### [Given data]
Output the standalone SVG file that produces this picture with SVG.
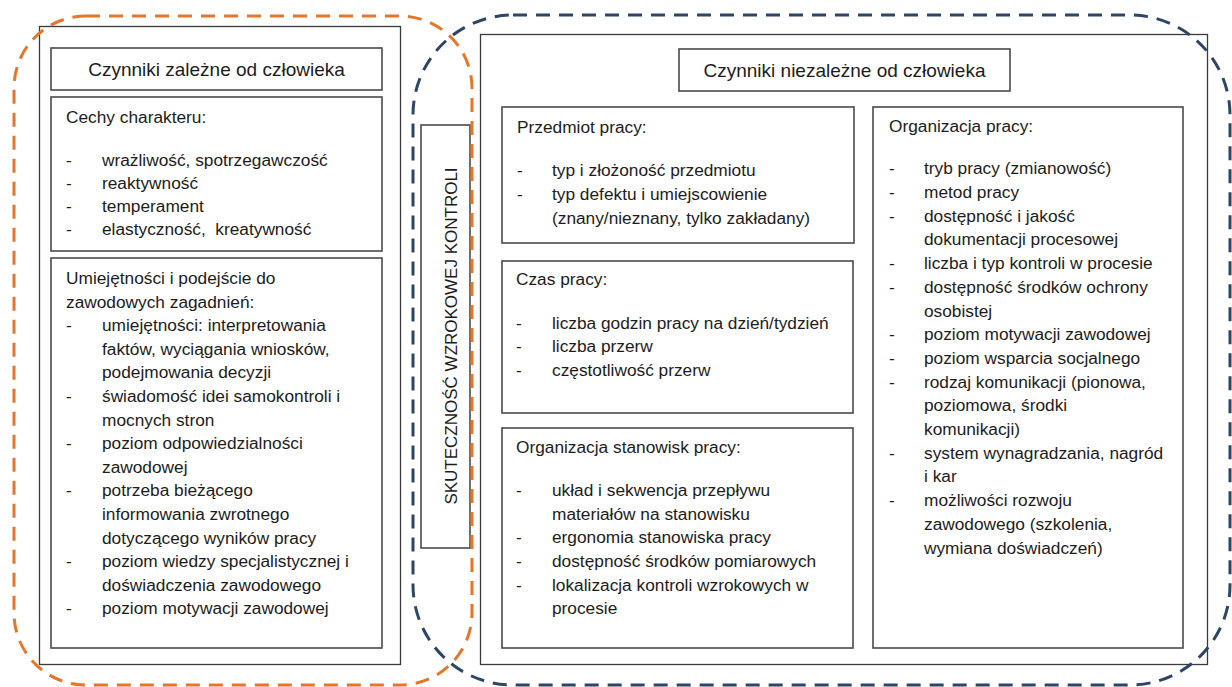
<svg xmlns="http://www.w3.org/2000/svg" width="1232" height="687" viewBox="0 0 1232 687">
  <style>
    .frame { fill: #ffffff; stroke: #3a3a3a; stroke-width: 1.3; }
    .box { fill: #ffffff; stroke: #4a4a4a; stroke-width: 1.6; }
    .t { font-family: "Liberation Sans", Arial, sans-serif; font-size: 17.3px; fill: #1c1c1c; white-space: pre; }
    .title { font-family: "Liberation Sans", Arial, sans-serif; font-size: 19px; fill: #1c1c1c; text-anchor: middle; }
    .vlabel { font-family: "Liberation Sans", Arial, sans-serif; font-size: 17px; fill: #1c1c1c; text-anchor: middle; }
    .human { fill: none; stroke: #e5762a; stroke-width: 3; stroke-dasharray: 14 9; }
    .env { fill: none; stroke: #2e4663; stroke-width: 3; stroke-dasharray: 14 9; }
  </style>

  <!-- Left panel: factors dependent on the person -->
  <g id="human-factors">
    <rect class="frame" x="39.5" y="26.5" width="361" height="638"/>
    <g id="human-title">
      <rect class="box" x="51" y="48" width="331" height="42"/>
      <text class="title" x="216.5" y="76">Czynniki zależne od człowieka</text>
    </g>
    <g id="character-traits">
      <rect class="box" x="51" y="97" width="331" height="154"/>
      <text class="t" x="66" y="123">Cechy charakteru:</text>
      <text class="t" x="66" y="166">-</text><text class="t" x="102" y="166">wrażliwość, spotrzegawczość</text>
      <text class="t" x="66" y="189">-</text><text class="t" x="102" y="189">reaktywność</text>
      <text class="t" x="66" y="212">-</text><text class="t" x="102" y="212">temperament</text>
      <text class="t" x="66" y="235">-</text><text class="t" x="102" y="235" xml:space="preserve">elastyczność,  kreatywność</text>
    </g>
    <g id="skills">
      <rect class="box" x="51" y="258" width="331" height="390"/>
      <text class="t" x="66" y="284">Umiejętności i podejście do</text>
      <text class="t" x="66" y="307.6">zawodowych zagadnień:</text>
      <text class="t" x="66" y="331.2">-</text><text class="t" x="102" y="331.2">umiejętności: interpretowania</text>
      <text class="t" x="102" y="354.8">faktów, wyciągania wniosków,</text>
      <text class="t" x="102" y="378.4">podejmowania decyzji</text>
      <text class="t" x="66" y="402">-</text><text class="t" x="102" y="402">świadomość idei samokontroli i</text>
      <text class="t" x="102" y="425.6">mocnych stron</text>
      <text class="t" x="66" y="449.2">-</text><text class="t" x="102" y="449.2">poziom odpowiedzialności</text>
      <text class="t" x="102" y="472.8">zawodowej</text>
      <text class="t" x="66" y="496.4">-</text><text class="t" x="102" y="496.4">potrzeba bieżącego</text>
      <text class="t" x="102" y="520">informowania zwrotnego</text>
      <text class="t" x="102" y="543.6">dotyczącego wyników pracy</text>
      <text class="t" x="66" y="567.2">-</text><text class="t" x="102" y="567.2">poziom wiedzy specjalistycznej i</text>
      <text class="t" x="102" y="590.8">doświadczenia zawodowego</text>
      <text class="t" x="66" y="614.4">-</text><text class="t" x="102" y="614.4">poziom motywacji zawodowej</text>
    </g>
  </g>

  <!-- Central vertical label -->
  <g id="effectiveness">
    <rect class="box" x="421" y="125" width="49" height="423"/>
    <text class="vlabel" transform="translate(451 336) rotate(-90)" y="6">SKUTECZNOŚĆ WZROKOWEJ KONTROLI</text>
  </g>

  <!-- Right panel: factors independent of the person -->
  <g id="environment-factors">
    <rect class="frame" x="480.5" y="34.5" width="727" height="630"/>
    <g id="environment-title">
      <rect class="box" x="679" y="49" width="331" height="42"/>
      <text class="title" x="844.5" y="77">Czynniki niezależne od człowieka</text>
    </g>
    <g id="work-object">
      <rect class="box" x="502" y="107" width="352" height="136"/>
      <text class="t" x="517" y="133">Przedmiot pracy:</text>
      <text class="t" x="517" y="176">-</text><text class="t" x="552" y="176">typ i złożoność przedmiotu</text>
      <text class="t" x="517" y="200">-</text><text class="t" x="552" y="200">typ defektu i umiejscowienie</text>
      <text class="t" x="552" y="224">(znany/nieznany, tylko zakładany)</text>
    </g>
    <g id="work-time">
      <rect class="box" x="502" y="261" width="351" height="152"/>
      <text class="t" x="516" y="285">Czas pracy:</text>
      <text class="t" x="516" y="329">-</text><text class="t" x="552" y="329">liczba godzin pracy na dzień/tydzień</text>
      <text class="t" x="516" y="352">-</text><text class="t" x="552" y="352">liczba przerw</text>
      <text class="t" x="516" y="376">-</text><text class="t" x="552" y="376">częstotliwość przerw</text>
    </g>
    <g id="workstation">
      <rect class="box" x="502" y="428" width="351" height="220"/>
      <text class="t" x="516" y="453">Organizacja stanowisk pracy:</text>
      <text class="t" x="516" y="496">-</text><text class="t" x="552" y="496">układ i sekwencja przepływu</text>
      <text class="t" x="552" y="520">materiałów na stanowisku</text>
      <text class="t" x="516" y="543">-</text><text class="t" x="552" y="543">ergonomia stanowiska pracy</text>
      <text class="t" x="516" y="567">-</text><text class="t" x="552" y="567">dostępność środków pomiarowych</text>
      <text class="t" x="516" y="591">-</text><text class="t" x="552" y="591">lokalizacja kontroli wzrokowych w</text>
      <text class="t" x="552" y="614">procesie</text>
    </g>
    <g id="work-organisation">
      <rect class="box" x="873" y="107" width="310" height="541"/>
      <text class="t" x="889" y="132">Organizacja pracy:</text>
      <text class="t" x="889" y="174">-</text><text class="t" x="924" y="174">tryb pracy (zmianowość)</text>
      <text class="t" x="889" y="198">-</text><text class="t" x="924" y="198">metod pracy</text>
      <text class="t" x="889" y="221.7">-</text><text class="t" x="924" y="221.7">dostępność i jakość</text>
      <text class="t" x="924" y="245.4">dokumentacji procesowej</text>
      <text class="t" x="889" y="269.1">-</text><text class="t" x="924" y="269.1">liczba i typ kontroli w procesie</text>
      <text class="t" x="889" y="292.8">-</text><text class="t" x="924" y="292.8">dostępność środków ochrony</text>
      <text class="t" x="924" y="316.5">osobistej</text>
      <text class="t" x="889" y="340.2">-</text><text class="t" x="924" y="340.2">poziom motywacji zawodowej</text>
      <text class="t" x="889" y="363.9">-</text><text class="t" x="924" y="363.9">poziom wsparcia socjalnego</text>
      <text class="t" x="889" y="387.6">-</text><text class="t" x="924" y="387.6">rodzaj komunikacji (pionowa,</text>
      <text class="t" x="924" y="411.3">poziomowa, środki</text>
      <text class="t" x="924" y="435">komunikacji)</text>
      <text class="t" x="889" y="458.7">-</text><text class="t" x="924" y="458.7">system wynagradzania, nagród</text>
      <text class="t" x="924" y="482.4">i kar</text>
      <text class="t" x="889" y="506.1">-</text><text class="t" x="924" y="506.1">możliwości rozwoju</text>
      <text class="t" x="924" y="529.8">zawodowego (szkolenia,</text>
      <text class="t" x="924" y="553.5">wymiana doświadczeń)</text>
    </g>
  </g>

  <!-- Dashed grouping outlines -->
  <g id="outlines">
    <rect class="env" x="413" y="15" width="817" height="670" rx="100" ry="100"/>
    <rect class="human" x="14" y="16" width="458" height="669" rx="72" ry="72"/>
  </g>
</svg>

### [Do this]
Take the data above and repeat it exactly, leaving each picture out.

### [Written answer]
Output the standalone SVG file that produces this picture with SVG.
<svg xmlns="http://www.w3.org/2000/svg" width="1232" height="687" viewBox="0 0 1232 687">
  <style>
    .frame { fill: #ffffff; stroke: #3a3a3a; stroke-width: 1.3; }
    .box { fill: #ffffff; stroke: #4a4a4a; stroke-width: 1.6; }
    .t { font-family: "Liberation Sans", Arial, sans-serif; font-size: 17.3px; fill: #1c1c1c; white-space: pre; }
    .title { font-family: "Liberation Sans", Arial, sans-serif; font-size: 19px; fill: #1c1c1c; text-anchor: middle; }
    .vlabel { font-family: "Liberation Sans", Arial, sans-serif; font-size: 17px; fill: #1c1c1c; text-anchor: middle; }
    .human { fill: none; stroke: #e5762a; stroke-width: 3; stroke-dasharray: 14 9; }
    .env { fill: none; stroke: #2e4663; stroke-width: 3; stroke-dasharray: 14 9; }
  </style>

  <!-- Left panel: factors dependent on the person -->
  <g id="human-factors">
    <rect class="frame" x="39.5" y="26.5" width="361" height="638"/>
    <g id="human-title">
      <rect class="box" x="51" y="48" width="331" height="42"/>
      <text class="title" x="216.5" y="76">Czynniki zależne od człowieka</text>
    </g>
    <g id="character-traits">
      <rect class="box" x="51" y="97" width="331" height="154"/>
      <text class="t" x="66" y="123">Cechy charakteru:</text>
      <text class="t" x="66" y="166">-</text><text class="t" x="102" y="166">wrażliwość, spotrzegawczość</text>
      <text class="t" x="66" y="189">-</text><text class="t" x="102" y="189">reaktywność</text>
      <text class="t" x="66" y="212">-</text><text class="t" x="102" y="212">temperament</text>
      <text class="t" x="66" y="235">-</text><text class="t" x="102" y="235" xml:space="preserve">elastyczność,  kreatywność</text>
    </g>
    <g id="skills">
      <rect class="box" x="51" y="258" width="331" height="390"/>
      <text class="t" x="66" y="284">Umiejętności i podejście do</text>
      <text class="t" x="66" y="307.6">zawodowych zagadnień:</text>
      <text class="t" x="66" y="331.2">-</text><text class="t" x="102" y="331.2">umiejętności: interpretowania</text>
      <text class="t" x="102" y="354.8">faktów, wyciągania wniosków,</text>
      <text class="t" x="102" y="378.4">podejmowania decyzji</text>
      <text class="t" x="66" y="402">-</text><text class="t" x="102" y="402">świadomość idei samokontroli i</text>
      <text class="t" x="102" y="425.6">mocnych stron</text>
      <text class="t" x="66" y="449.2">-</text><text class="t" x="102" y="449.2">poziom odpowiedzialności</text>
      <text class="t" x="102" y="472.8">zawodowej</text>
      <text class="t" x="66" y="496.4">-</text><text class="t" x="102" y="496.4">potrzeba bieżącego</text>
      <text class="t" x="102" y="520">informowania zwrotnego</text>
      <text class="t" x="102" y="543.6">dotyczącego wyników pracy</text>
      <text class="t" x="66" y="567.2">-</text><text class="t" x="102" y="567.2">poziom wiedzy specjalistycznej i</text>
      <text class="t" x="102" y="590.8">doświadczenia zawodowego</text>
      <text class="t" x="66" y="614.4">-</text><text class="t" x="102" y="614.4">poziom motywacji zawodowej</text>
    </g>
  </g>

  <!-- Central vertical label -->
  <g id="effectiveness">
    <rect class="box" x="421" y="125" width="49" height="423"/>
    <text class="vlabel" transform="translate(451 336) rotate(-90)" y="6">SKUTECZNOŚĆ WZROKOWEJ KONTROLI</text>
  </g>

  <!-- Right panel: factors independent of the person -->
  <g id="environment-factors">
    <rect class="frame" x="480.5" y="34.5" width="727" height="630"/>
    <g id="environment-title">
      <rect class="box" x="679" y="49" width="331" height="42"/>
      <text class="title" x="844.5" y="77">Czynniki niezależne od człowieka</text>
    </g>
    <g id="work-object">
      <rect class="box" x="502" y="107" width="352" height="136"/>
      <text class="t" x="517" y="133">Przedmiot pracy:</text>
      <text class="t" x="517" y="176">-</text><text class="t" x="552" y="176">typ i złożoność przedmiotu</text>
      <text class="t" x="517" y="200">-</text><text class="t" x="552" y="200">typ defektu i umiejscowienie</text>
      <text class="t" x="552" y="224">(znany/nieznany, tylko zakładany)</text>
    </g>
    <g id="work-time">
      <rect class="box" x="502" y="261" width="351" height="152"/>
      <text class="t" x="516" y="285">Czas pracy:</text>
      <text class="t" x="516" y="329">-</text><text class="t" x="552" y="329">liczba godzin pracy na dzień/tydzień</text>
      <text class="t" x="516" y="352">-</text><text class="t" x="552" y="352">liczba przerw</text>
      <text class="t" x="516" y="376">-</text><text class="t" x="552" y="376">częstotliwość przerw</text>
    </g>
    <g id="workstation">
      <rect class="box" x="502" y="428" width="351" height="220"/>
      <text class="t" x="516" y="453">Organizacja stanowisk pracy:</text>
      <text class="t" x="516" y="496">-</text><text class="t" x="552" y="496">układ i sekwencja przepływu</text>
      <text class="t" x="552" y="520">materiałów na stanowisku</text>
      <text class="t" x="516" y="543">-</text><text class="t" x="552" y="543">ergonomia stanowiska pracy</text>
      <text class="t" x="516" y="567">-</text><text class="t" x="552" y="567">dostępność środków pomiarowych</text>
      <text class="t" x="516" y="591">-</text><text class="t" x="552" y="591">lokalizacja kontroli wzrokowych w</text>
      <text class="t" x="552" y="614">procesie</text>
    </g>
    <g id="work-organisation">
      <rect class="box" x="873" y="107" width="310" height="541"/>
      <text class="t" x="889" y="132">Organizacja pracy:</text>
      <text class="t" x="889" y="174">-</text><text class="t" x="924" y="174">tryb pracy (zmianowość)</text>
      <text class="t" x="889" y="198">-</text><text class="t" x="924" y="198">metod pracy</text>
      <text class="t" x="889" y="221.7">-</text><text class="t" x="924" y="221.7">dostępność i jakość</text>
      <text class="t" x="924" y="245.4">dokumentacji procesowej</text>
      <text class="t" x="889" y="269.1">-</text><text class="t" x="924" y="269.1">liczba i typ kontroli w procesie</text>
      <text class="t" x="889" y="292.8">-</text><text class="t" x="924" y="292.8">dostępność środków ochrony</text>
      <text class="t" x="924" y="316.5">osobistej</text>
      <text class="t" x="889" y="340.2">-</text><text class="t" x="924" y="340.2">poziom motywacji zawodowej</text>
      <text class="t" x="889" y="363.9">-</text><text class="t" x="924" y="363.9">poziom wsparcia socjalnego</text>
      <text class="t" x="889" y="387.6">-</text><text class="t" x="924" y="387.6">rodzaj komunikacji (pionowa,</text>
      <text class="t" x="924" y="411.3">poziomowa, środki</text>
      <text class="t" x="924" y="435">komunikacji)</text>
      <text class="t" x="889" y="458.7">-</text><text class="t" x="924" y="458.7">system wynagradzania, nagród</text>
      <text class="t" x="924" y="482.4">i kar</text>
      <text class="t" x="889" y="506.1">-</text><text class="t" x="924" y="506.1">możliwości rozwoju</text>
      <text class="t" x="924" y="529.8">zawodowego (szkolenia,</text>
      <text class="t" x="924" y="553.5">wymiana doświadczeń)</text>
    </g>
  </g>

  <!-- Dashed grouping outlines -->
  <g id="outlines">
    <rect class="env" x="413" y="15" width="817" height="670" rx="100" ry="100"/>
    <rect class="human" x="14" y="16" width="458" height="669" rx="72" ry="72"/>
  </g>
</svg>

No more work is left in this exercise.